DO THIS:
Without including any images, reproduce each entry exactly.
::: INPUT MATERIAL
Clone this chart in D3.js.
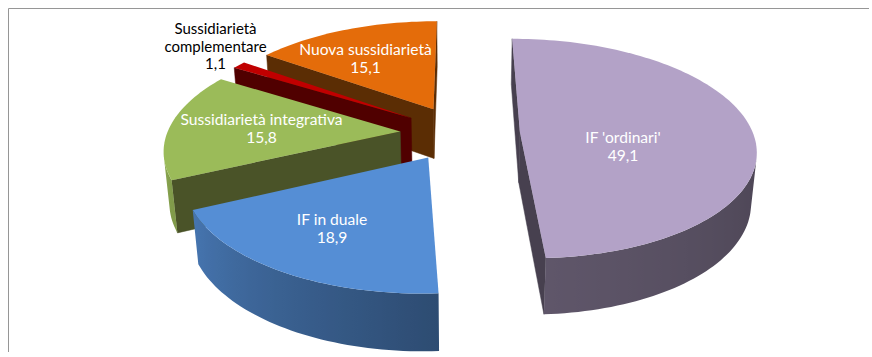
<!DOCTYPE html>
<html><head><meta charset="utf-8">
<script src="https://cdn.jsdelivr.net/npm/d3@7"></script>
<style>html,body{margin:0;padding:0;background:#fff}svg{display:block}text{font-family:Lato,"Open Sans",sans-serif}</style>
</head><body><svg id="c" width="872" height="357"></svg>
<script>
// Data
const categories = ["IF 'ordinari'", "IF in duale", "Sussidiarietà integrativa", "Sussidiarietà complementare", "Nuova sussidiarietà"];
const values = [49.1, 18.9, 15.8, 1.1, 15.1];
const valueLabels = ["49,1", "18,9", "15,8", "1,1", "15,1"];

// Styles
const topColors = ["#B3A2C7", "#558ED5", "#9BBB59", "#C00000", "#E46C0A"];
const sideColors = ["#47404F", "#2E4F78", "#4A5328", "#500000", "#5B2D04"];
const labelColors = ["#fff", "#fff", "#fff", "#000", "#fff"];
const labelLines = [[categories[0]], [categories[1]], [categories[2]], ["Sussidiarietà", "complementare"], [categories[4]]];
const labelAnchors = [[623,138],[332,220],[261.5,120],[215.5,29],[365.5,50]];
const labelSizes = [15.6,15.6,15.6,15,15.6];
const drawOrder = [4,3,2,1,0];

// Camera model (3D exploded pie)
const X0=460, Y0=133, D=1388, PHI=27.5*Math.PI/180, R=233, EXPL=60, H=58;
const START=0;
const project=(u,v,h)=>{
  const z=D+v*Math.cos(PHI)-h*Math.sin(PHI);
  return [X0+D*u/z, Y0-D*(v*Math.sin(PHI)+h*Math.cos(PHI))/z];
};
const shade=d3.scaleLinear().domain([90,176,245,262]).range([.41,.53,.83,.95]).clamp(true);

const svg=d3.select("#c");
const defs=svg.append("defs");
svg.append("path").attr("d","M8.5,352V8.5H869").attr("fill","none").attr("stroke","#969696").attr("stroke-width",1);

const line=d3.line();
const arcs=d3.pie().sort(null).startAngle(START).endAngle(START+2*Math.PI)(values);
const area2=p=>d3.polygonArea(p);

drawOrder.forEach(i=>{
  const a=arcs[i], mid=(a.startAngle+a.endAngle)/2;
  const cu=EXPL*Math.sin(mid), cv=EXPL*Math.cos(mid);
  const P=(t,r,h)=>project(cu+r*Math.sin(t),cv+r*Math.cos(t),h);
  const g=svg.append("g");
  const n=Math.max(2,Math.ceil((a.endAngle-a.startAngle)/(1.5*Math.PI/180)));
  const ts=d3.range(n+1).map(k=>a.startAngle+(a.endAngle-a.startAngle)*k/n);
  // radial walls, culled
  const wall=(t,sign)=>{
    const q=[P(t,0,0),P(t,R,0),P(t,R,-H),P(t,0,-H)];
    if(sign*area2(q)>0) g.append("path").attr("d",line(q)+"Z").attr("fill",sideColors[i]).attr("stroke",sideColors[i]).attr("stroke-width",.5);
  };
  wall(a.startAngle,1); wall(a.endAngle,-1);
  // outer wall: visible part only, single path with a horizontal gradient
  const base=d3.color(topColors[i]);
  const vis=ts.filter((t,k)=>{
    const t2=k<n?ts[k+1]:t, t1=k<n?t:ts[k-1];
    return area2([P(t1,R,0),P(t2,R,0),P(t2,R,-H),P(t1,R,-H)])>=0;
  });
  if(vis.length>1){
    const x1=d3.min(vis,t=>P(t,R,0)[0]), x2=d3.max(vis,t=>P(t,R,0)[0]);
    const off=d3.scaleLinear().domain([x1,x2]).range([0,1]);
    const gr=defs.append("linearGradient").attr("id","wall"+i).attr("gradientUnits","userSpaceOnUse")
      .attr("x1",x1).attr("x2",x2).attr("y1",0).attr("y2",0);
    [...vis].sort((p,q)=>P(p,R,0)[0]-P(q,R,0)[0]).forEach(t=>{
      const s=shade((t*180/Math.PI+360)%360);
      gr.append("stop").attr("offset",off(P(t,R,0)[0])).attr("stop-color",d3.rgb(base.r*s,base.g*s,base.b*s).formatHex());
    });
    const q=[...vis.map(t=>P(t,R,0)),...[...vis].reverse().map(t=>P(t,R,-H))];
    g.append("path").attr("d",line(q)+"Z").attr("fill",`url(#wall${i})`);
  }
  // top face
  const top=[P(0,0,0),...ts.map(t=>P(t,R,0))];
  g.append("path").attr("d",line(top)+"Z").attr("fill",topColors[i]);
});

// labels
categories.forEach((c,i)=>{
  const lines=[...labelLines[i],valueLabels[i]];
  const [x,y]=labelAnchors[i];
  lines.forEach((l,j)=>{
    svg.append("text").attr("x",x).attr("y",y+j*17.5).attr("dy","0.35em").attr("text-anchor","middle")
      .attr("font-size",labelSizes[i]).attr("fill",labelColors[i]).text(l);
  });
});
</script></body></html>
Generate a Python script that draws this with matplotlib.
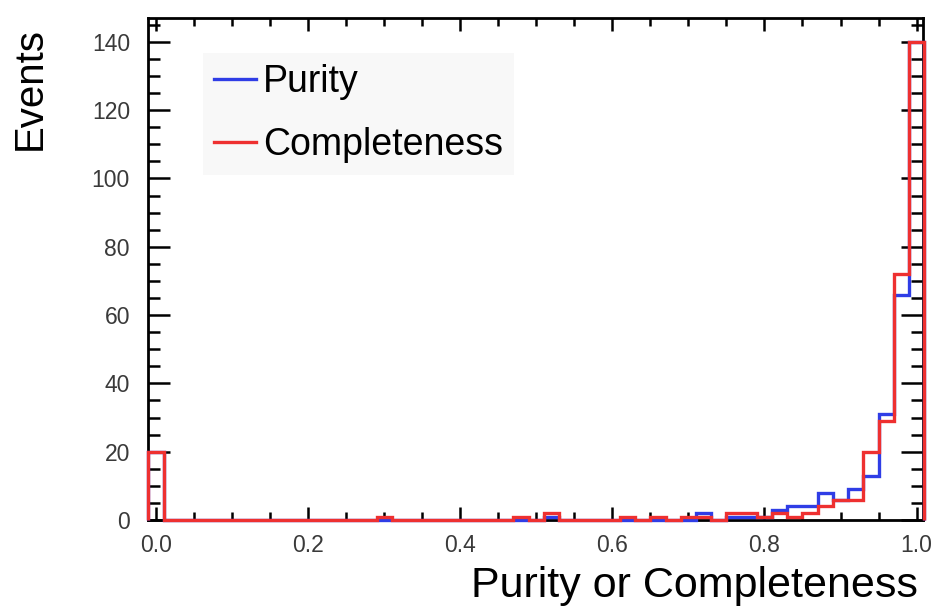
::::::
RESPONSE TO THE EXERCISE:
Clone this chart in D3.js.
<!DOCTYPE html>
<html><head><meta charset="utf-8">
<script src="https://cdn.jsdelivr.net/npm/d3@7"></script>
<style>html,body{margin:0;padding:0;background:#fff}svg{display:block}text{font-family:Lato,"Open Sans",sans-serif}</style>
</head><body><svg id="c" width="872" height="357"></svg>
<script>
// Data
const categories = ["IF 'ordinari'", "IF in duale", "Sussidiarietà integrativa", "Sussidiarietà complementare", "Nuova sussidiarietà"];
const values = [49.1, 18.9, 15.8, 1.1, 15.1];
const valueLabels = ["49,1", "18,9", "15,8", "1,1", "15,1"];

// Styles
const topColors = ["#B3A2C7", "#558ED5", "#9BBB59", "#C00000", "#E46C0A"];
const sideColors = ["#47404F", "#2E4F78", "#4A5328", "#500000", "#5B2D04"];
const labelColors = ["#fff", "#fff", "#fff", "#000", "#fff"];
const labelLines = [[categories[0]], [categories[1]], [categories[2]], ["Sussidiarietà", "complementare"], [categories[4]]];
const labelAnchors = [[623,138],[332,220],[261.5,120],[215.5,29],[365.5,50]];
const labelSizes = [15.6,15.6,15.6,15,15.6];
const drawOrder = [4,3,2,1,0];

// Camera model (3D exploded pie)
const X0=460, Y0=133, D=1388, PHI=27.5*Math.PI/180, R=233, EXPL=60, H=58;
const START=0;
const project=(u,v,h)=>{
  const z=D+v*Math.cos(PHI)-h*Math.sin(PHI);
  return [X0+D*u/z, Y0-D*(v*Math.sin(PHI)+h*Math.cos(PHI))/z];
};
const shade=d3.scaleLinear().domain([90,176,245,262]).range([.41,.53,.83,.95]).clamp(true);

const svg=d3.select("#c");
const defs=svg.append("defs");
svg.append("path").attr("d","M8.5,352V8.5H869").attr("fill","none").attr("stroke","#969696").attr("stroke-width",1);

const line=d3.line();
const arcs=d3.pie().sort(null).startAngle(START).endAngle(START+2*Math.PI)(values);
const area2=p=>d3.polygonArea(p);

drawOrder.forEach(i=>{
  const a=arcs[i], mid=(a.startAngle+a.endAngle)/2;
  const cu=EXPL*Math.sin(mid), cv=EXPL*Math.cos(mid);
  const P=(t,r,h)=>project(cu+r*Math.sin(t),cv+r*Math.cos(t),h);
  const g=svg.append("g");
  const n=Math.max(2,Math.ceil((a.endAngle-a.startAngle)/(1.5*Math.PI/180)));
  const ts=d3.range(n+1).map(k=>a.startAngle+(a.endAngle-a.startAngle)*k/n);
  // radial walls, culled
  const wall=(t,sign)=>{
    const q=[P(t,0,0),P(t,R,0),P(t,R,-H),P(t,0,-H)];
    if(sign*area2(q)>0) g.append("path").attr("d",line(q)+"Z").attr("fill",sideColors[i]).attr("stroke",sideColors[i]).attr("stroke-width",.5);
  };
  wall(a.startAngle,1); wall(a.endAngle,-1);
  // outer wall: visible part only, single path with a horizontal gradient
  const base=d3.color(topColors[i]);
  const vis=ts.filter((t,k)=>{
    const t2=k<n?ts[k+1]:t, t1=k<n?t:ts[k-1];
    return area2([P(t1,R,0),P(t2,R,0),P(t2,R,-H),P(t1,R,-H)])>=0;
  });
  if(vis.length>1){
    const x1=d3.min(vis,t=>P(t,R,0)[0]), x2=d3.max(vis,t=>P(t,R,0)[0]);
    const off=d3.scaleLinear().domain([x1,x2]).range([0,1]);
    const gr=defs.append("linearGradient").attr("id","wall"+i).attr("gradientUnits","userSpaceOnUse")
      .attr("x1",x1).attr("x2",x2).attr("y1",0).attr("y2",0);
    [...vis].sort((p,q)=>P(p,R,0)[0]-P(q,R,0)[0]).forEach(t=>{
      const s=shade((t*180/Math.PI+360)%360);
      gr.append("stop").attr("offset",off(P(t,R,0)[0])).attr("stop-color",d3.rgb(base.r*s,base.g*s,base.b*s).formatHex());
    });
    const q=[...vis.map(t=>P(t,R,0)),...[...vis].reverse().map(t=>P(t,R,-H))];
    g.append("path").attr("d",line(q)+"Z").attr("fill",`url(#wall${i})`);
  }
  // top face
  const top=[P(0,0,0),...ts.map(t=>P(t,R,0))];
  g.append("path").attr("d",line(top)+"Z").attr("fill",topColors[i]);
});

// labels
categories.forEach((c,i)=>{
  const lines=[...labelLines[i],valueLabels[i]];
  const [x,y]=labelAnchors[i];
  lines.forEach((l,j)=>{
    svg.append("text").attr("x",x).attr("y",y+j*17.5).attr("dy","0.35em").attr("text-anchor","middle")
      .attr("font-size",labelSizes[i]).attr("fill",labelColors[i]).text(l);
  });
});
</script></body></html>
Generate a Python script that draws this with matplotlib.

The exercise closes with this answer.